* BEGIN Given material *
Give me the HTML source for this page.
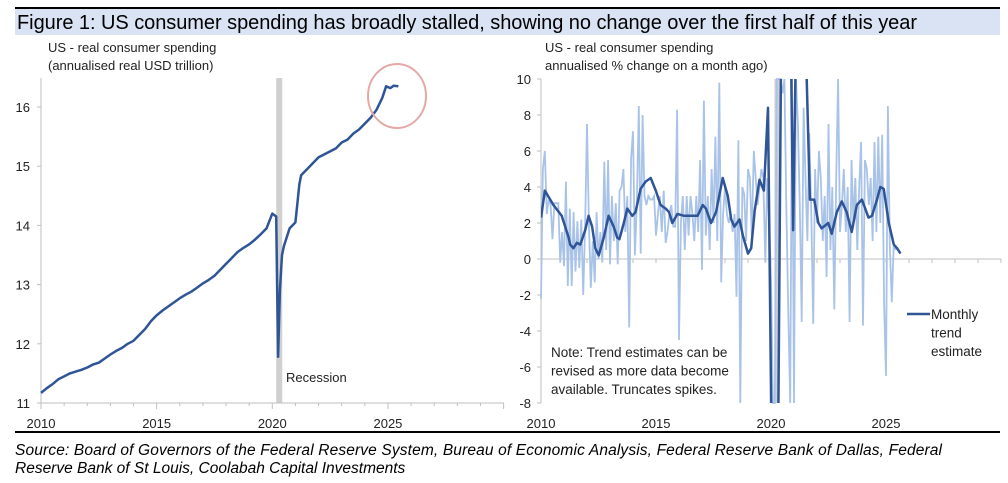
<!DOCTYPE html>
<html><head><meta charset="utf-8"><style>
body{margin:0;background:#fff;width:1008px;height:478px;overflow:hidden;font-family:"Liberation Sans",sans-serif;}
svg text{font-family:"Liberation Sans",sans-serif;}
</style></head><body>
<svg id="s" width="1008" height="478">
<defs><clipPath id="rc"><rect x="541" y="79" width="460" height="324"/></clipPath></defs>
<line x1="15" y1="8" x2="1000" y2="8" stroke="#000" stroke-width="2"/>
<rect x="15" y="9" width="985" height="26" fill="#dae3f3"/>
<text x="17" y="29" font-size="20" fill="#000" textLength="900">Figure 1:  US consumer spending has broadly stalled, showing no change over the first half of this year</text>
<text x="48" y="52" font-size="13" fill="#222">US - real consumer spending</text>
<text x="48" y="70" font-size="13" fill="#222">(annualised real USD trillion)</text>
<text x="545" y="52" font-size="13" fill="#222">US - real consumer spending</text>
<text x="545" y="70" font-size="13" fill="#222">annualised % change on a month ago)</text>
<g id="left"></g><g id="right"></g>
<line x1="15" y1="432" x2="1000" y2="432" stroke="#000" stroke-width="2"/>
<text x="15" y="455" font-size="15.5" font-style="italic" fill="#000" textLength="927">Source: Board of Governors of the Federal Reserve System, Bureau of Economic Analysis, Federal Reserve Bank of Dallas, Federal</text>
<text x="15" y="473" font-size="15.5" font-style="italic" fill="#000">Reserve Bank of St Louis, Coolabah Capital Investments</text>
</svg>
<script>
const levelDates=[2010,2010.25,2010.5,2010.75,2011,2011.25,2011.5,2011.75,2012,2012.25,2012.5,2012.75,2013,2013.25,2013.5,2013.75,2014,2014.25,2014.5,2014.75,2015,2015.25,2015.5,2015.75,2016,2016.25,2016.5,2016.75,2017,2017.25,2017.5,2017.75,2018,2018.25,2018.5,2018.75,2019,2019.25,2019.5,2019.75,2020,2020.17,2020.25,2020.33,2020.42,2020.5,2020.75,2021,2021.17,2021.25,2021.5,2021.75,2022,2022.25,2022.5,2022.75,2023,2023.25,2023.5,2023.75,2024,2024.25,2024.5,2024.75,2024.92,2025.1,2025.25,2025.45];
const levelValues=[11.17,11.25,11.32,11.4,11.45,11.5,11.53,11.56,11.6,11.65,11.68,11.75,11.82,11.88,11.93,12.0,12.05,12.15,12.25,12.38,12.48,12.56,12.63,12.7,12.77,12.83,12.88,12.95,13.02,13.08,13.15,13.25,13.35,13.45,13.55,13.62,13.68,13.76,13.85,13.95,14.2,14.15,11.78,12.9,13.5,13.65,13.95,14.05,14.7,14.85,14.95,15.05,15.15,15.2,15.25,15.3,15.4,15.45,15.55,15.62,15.72,15.82,15.95,16.15,16.35,16.32,16.36,16.35];
const leftYTicks=[11,12,13,14,15,16];
const xTickLabels=[2010,2015,2020,2025];
const monthlyStart=2010;
const monthlyValues=[-2.2,5.0,6.0,2.5,3.3,3.0,1.1,3.1,3.1,3.1,-0.2,1.5,
-0.4,4.3,-1.5,2.8,-1.5,2.6,-0.7,2.1,-0.5,2.2,-2.0,1.8,
7.5,2.0,-1.6,1.0,-1.3,2.6,0.0,1.5,-0.2,5.4,0.5,5.5,
-0.3,3.5,1.0,3.1,-0.3,3.8,4.0,5.0,1.5,3.5,-3.8,5.6,
7.1,0.2,3.0,8.5,0.3,8.0,3.5,3.0,3.5,3.3,3.3,3.5,
1.3,2.5,3.5,1.5,3.8,0.9,1.5,2.5,3.0,1.8,1.8,8.3,
-4.5,2.0,3.5,0.5,3.5,1.3,3.5,2.5,1.0,3.5,1.5,5.5,
-0.6,8.8,1.3,3.5,0.5,5.0,2.0,6.8,1.0,9.8,-1.3,2.5,
4.0,2.5,2.0,2.5,1.5,2.5,-2.1,6.6,-8.0,4.0,3.6,1.0,
5.0,4.5,1.3,6.0,4.5,3.0,4.0,5.0,4.5,-0.2,4.5,2.0,
-1.0,-8,-8,10,10,10,9.2,10,3.0,-3.0,-8,10,
-8,10,7.7,3.0,-3.5,8.4,4.5,1.0,7.0,2.5,-3.6,5.0,
2.0,6.0,4.5,1.0,3.5,-1.0,7.5,0.5,4.0,-2.8,4.5,10,
1.5,3.0,5.0,1.5,4.0,-3.5,5.5,2.0,4.5,0.5,4.0,6.5,
-3.7,5.5,5.0,3.0,4.5,1.0,6.5,1.5,6.8,2.0,6.9,-2.5,
-6.5,8.5,0.8,-2.4,0.8,0.5];
const trendDates=[2010.0,2010.17,2010.54,2010.9,2011.2,2011.27,2011.41,2011.56,2011.71,2011.92,2012.07,2012.22,2012.36,2012.51,2012.73,2012.94,2013.16,2013.31,2013.41,2013.6,2013.75,2013.97,2014.11,2014.33,2014.55,2014.77,2014.99,2015.2,2015.42,2015.57,2015.71,2015.93,2016.22,2016.81,2017.03,2017.17,2017.39,2017.61,2017.9,2018.12,2018.27,2018.41,2018.63,2018.78,2019.0,2019.14,2019.29,2019.5,2019.69,2019.87,2020.04,2020.3,2020.45,2020.85,2020.96,2021.11,2021.47,2021.69,2021.88,2022.06,2022.2,2022.49,2022.64,2022.86,2023.08,2023.29,2023.51,2023.73,2023.95,2024.24,2024.39,2024.61,2024.75,2024.9,2025.12,2025.34,2025.48,2025.63];
const trendValues=[2.3,3.8,3.0,2.4,1.2,0.8,0.6,0.9,0.8,1.6,2.4,1.8,0.6,0.2,1.2,2.4,1.8,1.2,1.1,2.0,2.8,2.4,2.6,3.9,4.3,4.5,3.8,3.0,2.8,2.6,2.0,2.5,2.4,2.4,3.0,2.8,2.0,2.6,4.5,3.5,2.2,1.8,2.2,1.3,0.3,0.6,2.7,4.4,3.8,8.4,-12,-12,14,14,1.6,14,14,3.3,3.3,2.0,1.7,2.0,1.4,2.6,3.2,2.6,1.5,3.0,3.3,2.3,2.4,3.3,4.0,3.9,2.0,0.8,0.6,0.3];
const rightYTicks=[-8,-6,-4,-2,0,2,4,6,8,10];
const NS="http://www.w3.org/2000/svg";
function mk(p,t,a){const e=document.createElementNS(NS,t);for(const k in a)e.setAttribute(k,a[k]);p.appendChild(e);return e;}
const L=document.getElementById('left');
const lx=y=>41+(y-2010)*23.13, ly=v=>403-(v-11)*59.2;
let r=mk(L,'rect',{x:lx(2020.17),y:78,width:6,height:325,fill:'#d0d0d0'});

let a=mk(L,'line',{x1:41,y1:78,x2:41,y2:403,stroke:'#bfbfbf'});

a=mk(L,'line',{x1:41,y1:403,x2:504,y2:403,stroke:'#bfbfbf'});

for(let y=2010;y<=2030;y++){const t=mk(L,'line',{x1:lx(y),y1:403,x2:lx(y),y2:y%5?406:409,stroke:'#bfbfbf'});}
leftYTicks.forEach(v=>{const t=mk(L,'line',{x1:37,y1:ly(v),x2:41,y2:ly(v),stroke:'#bfbfbf'});
const tx=mk(L,'text',{x:30,y:ly(v)+5,'font-size':13,'text-anchor':'end',fill:'#222'});tx.textContent=v;});
xTickLabels.forEach(y=>{const tx=mk(L,'text',{x:lx(y),y:428,'font-size':13,'text-anchor':'middle',fill:'#222'});tx.textContent=y;});
let p=mk(L,'path',{d:levelDates.map((d,i)=>(i?'L':'M')+lx(d).toFixed(1)+','+ly(levelValues[i]).toFixed(1)).join(''),fill:'none',stroke:'#2f5597','stroke-width':2.5,'stroke-linejoin':'round'});

let c=mk(L,'ellipse',{cx:397,cy:96,rx:29,ry:32,fill:'none',stroke:'#e3aaa5','stroke-width':2});

let tx=mk(L,'text',{x:286,y:382,'font-size':13,fill:'#222'});tx.textContent='Recession';

const R=document.getElementById('right');
const rx=y=>541+(y-2010)*23.0, ry=v=>259-v*18;
r=mk(R,'rect',{x:rx(2020.15),y:79,width:5,height:324,fill:'#d0d0d0'});

a=mk(R,'line',{x1:541,y1:79,x2:541,y2:403,stroke:'#bfbfbf'});

rightYTicks.forEach(v=>{const t=mk(R,'line',{x1:537,y1:ry(v),x2:541,y2:ry(v),stroke:'#bfbfbf'});
const l=mk(R,'text',{x:531,y:ry(v)+5,'font-size':13,'text-anchor':'end',fill:'#222'});l.textContent=v;});
a=mk(R,'line',{x1:541,y1:ry(0),x2:1001,y2:ry(0),stroke:'#bfbfbf'});

for(let y=2010;y<=2030;y++){const t=mk(R,'line',{x1:rx(y),y1:ry(0),x2:rx(y),y2:ry(0)+4,stroke:'#bfbfbf'});}
xTickLabels.forEach(y=>{const l=mk(R,'text',{x:rx(y),y:428,'font-size':13,'text-anchor':'middle',fill:'#222'});l.textContent=y;});
const clip=v=>Math.max(-8,Math.min(10,v));
p=mk(R,'path',{d:monthlyValues.map((v,i)=>(i?'L':'M')+rx(monthlyStart+i/12).toFixed(1)+','+ry(clip(v)).toFixed(1)).join(''),fill:'none',stroke:'#a9c3e8','stroke-width':1.8});

p=mk(R,'path',{d:trendDates.map((d,i)=>(i?'L':'M')+rx(d).toFixed(1)+','+ry(trendValues[i]).toFixed(1)).join(''),fill:'none',stroke:'#2f5597','stroke-width':2.5,'stroke-linejoin':'round','clip-path':'url(#rc)'});

a=mk(R,'line',{x1:907,y1:314,x2:930,y2:314,stroke:'#2f5597','stroke-width':2.5});

['Monthly','trend','estimate'].forEach((s,i)=>{const l=mk(R,'text',{x:931,y:319+i*18.5,'font-size':13.5,fill:'#222'});l.textContent=s;});
['Note: Trend estimates can be','revised as more data become','available. Truncates spikes.'].forEach((s,i)=>{const l=mk(R,'text',{x:551,y:357+i*18.5,'font-size':13.5,fill:'#222'});l.textContent=s;});
</script>
</body></html>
* END Given material *
Work through the listing above and report how many lines include the string "this", with no other text.

2